As he prepares to try to win the famous old trophy, which eluded even legendary bosses such as Hugh Shaw and Eddie Turnbull during the Easter Road club’s most glorious eras, Stubbs is convinced this latest attempt against Rangers
offers a “difficult but good” opportunity to place the 1902 triumph firmly in the past.

It would certainly earn Stubbs the eternal gratitude of Hibs supporters but he declines to regard the challenge from that perspective.

“It doesn’t mean the previous managers were not great because they didn’t win it,” said Stubbs.

“It certainly helps on your CV but, for me, Saturday is all about one thing and that is 
trying to win the game.

“We know if we win the game then everything else falls into place. The adulation, the writing of themselves into history, all of that falls into place. The players could become legends but I’ve said all along that I’m not really interested in me. I’d be more pleased for the players and the club as a whole. The players have had a long, tough season and it would be a fantastic way to end it.

“Maybe I wouldn’t have to buy a pint in Leith ever again, but that’s not to say I have to buy one already when I go out there!

“It’s exciting right now. No matter who you are, you are thinking about the what ifs, the maybes and looking at all the scenarios of the day. But once you get to kick-off time, the serious business kicks in and, more often than not, the best team on the day goes on and wins it.

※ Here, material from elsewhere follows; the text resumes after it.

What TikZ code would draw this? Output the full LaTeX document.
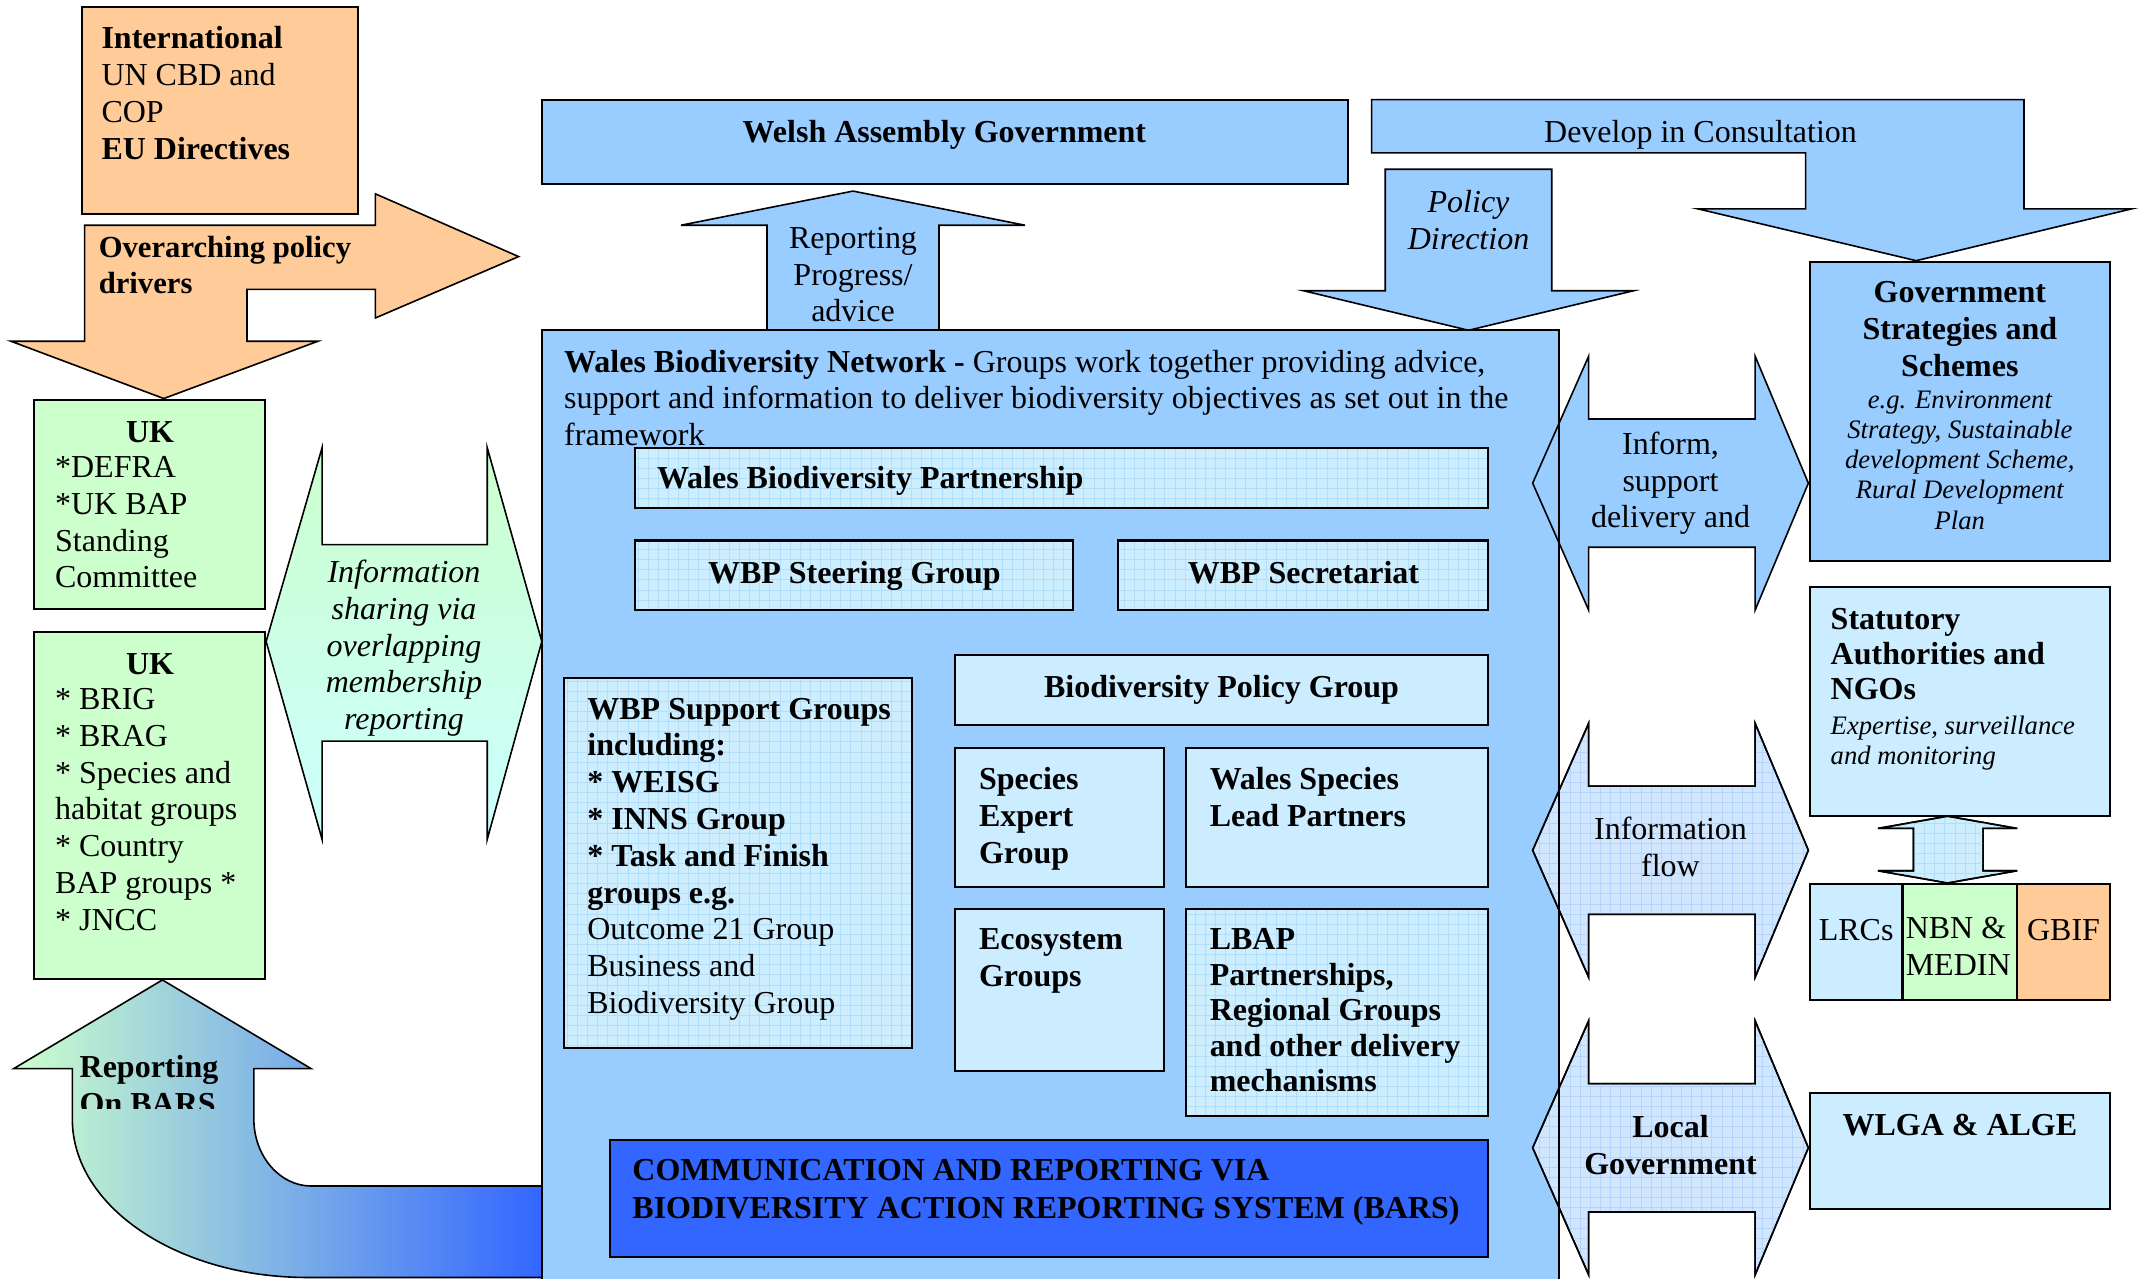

“I don’t think you can ignore the history. It’s such a fantastic occasion and what’s at stake is something they will remember for the rest of their lives.

“When it’s something as 
significant as that, it would be foolish not to use it. But it won’t be the only thing – there will be other things I’ll speak to 
them about.

“But they have a chance to, firstly, win a game of football but then, by winning it, we all know what it will mean.

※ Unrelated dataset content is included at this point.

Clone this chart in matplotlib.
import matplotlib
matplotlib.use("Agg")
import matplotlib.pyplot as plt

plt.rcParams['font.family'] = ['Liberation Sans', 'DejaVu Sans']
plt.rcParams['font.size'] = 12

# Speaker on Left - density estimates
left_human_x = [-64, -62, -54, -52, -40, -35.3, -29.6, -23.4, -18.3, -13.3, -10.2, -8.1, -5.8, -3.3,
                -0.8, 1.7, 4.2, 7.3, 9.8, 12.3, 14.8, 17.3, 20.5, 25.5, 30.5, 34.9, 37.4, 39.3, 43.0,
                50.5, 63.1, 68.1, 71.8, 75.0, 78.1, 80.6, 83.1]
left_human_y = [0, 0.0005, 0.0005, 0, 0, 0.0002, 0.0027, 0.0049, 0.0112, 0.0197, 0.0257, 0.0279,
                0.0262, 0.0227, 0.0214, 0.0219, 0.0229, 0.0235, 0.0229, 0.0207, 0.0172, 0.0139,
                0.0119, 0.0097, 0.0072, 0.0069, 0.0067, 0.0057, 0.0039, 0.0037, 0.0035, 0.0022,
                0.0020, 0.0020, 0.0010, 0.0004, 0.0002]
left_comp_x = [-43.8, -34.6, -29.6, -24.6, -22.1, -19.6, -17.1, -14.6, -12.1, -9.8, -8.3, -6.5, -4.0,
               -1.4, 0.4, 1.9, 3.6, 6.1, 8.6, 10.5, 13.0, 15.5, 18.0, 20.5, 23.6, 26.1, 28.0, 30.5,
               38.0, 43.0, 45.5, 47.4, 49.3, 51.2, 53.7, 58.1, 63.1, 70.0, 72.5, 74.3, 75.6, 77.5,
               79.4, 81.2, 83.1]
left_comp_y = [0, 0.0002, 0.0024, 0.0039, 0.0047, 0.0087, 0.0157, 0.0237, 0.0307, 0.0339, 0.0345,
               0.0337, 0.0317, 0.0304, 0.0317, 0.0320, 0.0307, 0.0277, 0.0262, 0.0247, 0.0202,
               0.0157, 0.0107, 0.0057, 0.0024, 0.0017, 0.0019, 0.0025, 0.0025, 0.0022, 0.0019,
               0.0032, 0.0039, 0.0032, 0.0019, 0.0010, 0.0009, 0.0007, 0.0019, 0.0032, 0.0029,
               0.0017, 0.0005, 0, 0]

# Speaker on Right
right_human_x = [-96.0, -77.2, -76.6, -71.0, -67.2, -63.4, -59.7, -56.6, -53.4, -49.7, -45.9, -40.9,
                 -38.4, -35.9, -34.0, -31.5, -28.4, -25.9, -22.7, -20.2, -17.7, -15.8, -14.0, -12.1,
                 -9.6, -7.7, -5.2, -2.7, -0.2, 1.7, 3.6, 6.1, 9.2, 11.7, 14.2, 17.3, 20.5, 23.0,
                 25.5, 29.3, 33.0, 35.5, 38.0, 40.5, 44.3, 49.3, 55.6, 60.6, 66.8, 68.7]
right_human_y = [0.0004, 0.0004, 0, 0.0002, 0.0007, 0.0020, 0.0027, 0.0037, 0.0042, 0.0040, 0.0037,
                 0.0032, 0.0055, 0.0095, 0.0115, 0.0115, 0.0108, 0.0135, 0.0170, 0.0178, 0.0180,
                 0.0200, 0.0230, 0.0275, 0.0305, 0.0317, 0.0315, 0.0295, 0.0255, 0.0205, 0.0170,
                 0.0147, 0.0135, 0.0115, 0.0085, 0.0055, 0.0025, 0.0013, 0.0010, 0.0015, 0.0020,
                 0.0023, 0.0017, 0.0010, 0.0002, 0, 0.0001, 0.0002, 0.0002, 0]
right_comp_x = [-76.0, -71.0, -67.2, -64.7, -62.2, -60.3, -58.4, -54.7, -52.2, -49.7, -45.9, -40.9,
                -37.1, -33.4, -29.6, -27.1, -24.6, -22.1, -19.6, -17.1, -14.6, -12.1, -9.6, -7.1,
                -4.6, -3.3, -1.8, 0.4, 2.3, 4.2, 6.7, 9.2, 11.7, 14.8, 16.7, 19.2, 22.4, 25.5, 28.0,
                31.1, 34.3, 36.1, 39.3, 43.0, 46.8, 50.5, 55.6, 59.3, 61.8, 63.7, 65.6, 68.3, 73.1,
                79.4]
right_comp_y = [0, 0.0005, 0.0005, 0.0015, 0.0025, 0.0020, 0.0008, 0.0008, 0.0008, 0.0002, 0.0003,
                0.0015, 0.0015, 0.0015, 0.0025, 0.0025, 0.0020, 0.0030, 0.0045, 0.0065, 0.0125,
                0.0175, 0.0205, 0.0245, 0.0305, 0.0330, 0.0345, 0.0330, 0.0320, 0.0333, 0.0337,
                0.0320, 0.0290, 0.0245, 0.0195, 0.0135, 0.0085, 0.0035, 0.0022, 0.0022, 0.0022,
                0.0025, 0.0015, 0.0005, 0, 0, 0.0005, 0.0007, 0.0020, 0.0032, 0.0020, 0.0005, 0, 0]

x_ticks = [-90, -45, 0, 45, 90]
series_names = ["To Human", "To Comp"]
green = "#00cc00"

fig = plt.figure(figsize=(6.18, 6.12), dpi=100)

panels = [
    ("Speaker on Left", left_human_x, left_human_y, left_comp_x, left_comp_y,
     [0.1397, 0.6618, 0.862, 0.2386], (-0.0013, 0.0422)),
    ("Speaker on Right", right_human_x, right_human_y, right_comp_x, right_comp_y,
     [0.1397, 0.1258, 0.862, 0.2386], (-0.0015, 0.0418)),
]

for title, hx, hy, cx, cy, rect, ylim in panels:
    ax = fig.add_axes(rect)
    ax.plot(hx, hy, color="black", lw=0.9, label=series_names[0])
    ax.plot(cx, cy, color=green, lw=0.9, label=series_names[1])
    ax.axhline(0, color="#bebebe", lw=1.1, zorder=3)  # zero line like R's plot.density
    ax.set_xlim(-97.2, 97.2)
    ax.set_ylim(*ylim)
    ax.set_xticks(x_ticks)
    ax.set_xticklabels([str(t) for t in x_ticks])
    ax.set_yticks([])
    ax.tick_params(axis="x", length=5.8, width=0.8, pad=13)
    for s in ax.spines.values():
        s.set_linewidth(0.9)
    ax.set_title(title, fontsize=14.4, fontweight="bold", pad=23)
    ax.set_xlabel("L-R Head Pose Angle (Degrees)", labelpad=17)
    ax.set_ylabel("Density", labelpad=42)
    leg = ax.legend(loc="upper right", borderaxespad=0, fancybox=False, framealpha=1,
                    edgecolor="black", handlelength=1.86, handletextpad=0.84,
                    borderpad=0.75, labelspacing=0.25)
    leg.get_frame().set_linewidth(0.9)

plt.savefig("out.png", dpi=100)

“It will end one day, Hibs will win the Scottish Cup again. The club is too big for it to 
carry on forever. On Saturday we have a difficult opportunity, but a good opportunity to beat a very good football team.

“I’m surprised it’s been so long since Hibs won it, but there is evidence of big clubs and players who don’t get to major cup finals but have been fantastic players.

“Our players will be waking up on Saturday morning and will be fulfilling something they dreamt about as a kid and that’s fantastic.

“The players are definitely aware of the significance, some of the players will read newspapers, they’ll be told it by fans. Even if you want to get away from it, it’s there. It’s a part of winning it, it’s about understanding what’s gone on in the past and what has stopped the club from winning it for such a long time.

“You can’t end that wait unless you are in a final. Our players have an opportunity to make history.”

Stubbs is confident his players will have recovered sufficiently from both the physical exertions and mental disappointment of their unsuccessful promotion bid which ended with late defeat in the second leg of the play-off semi-final at Falkirk last 
Friday night.

“Before Friday, we were ready for the game,” he said. “The result didn’t go our way but then our attention was immediately focused on 
Monday and moving on. The players were given the weekend off to go and spend time with their families and basically move on.

“You have to move on, if you stand still in football it will bypass you. The players came in on Monday and trained very well as they did on Tuesday. They trained with a real edge. I was very pleased, they trained the way a team should train when they have a big game coming up.

“They have got over Friday because they had to and they have a fantastic game to look forward to on Saturday.”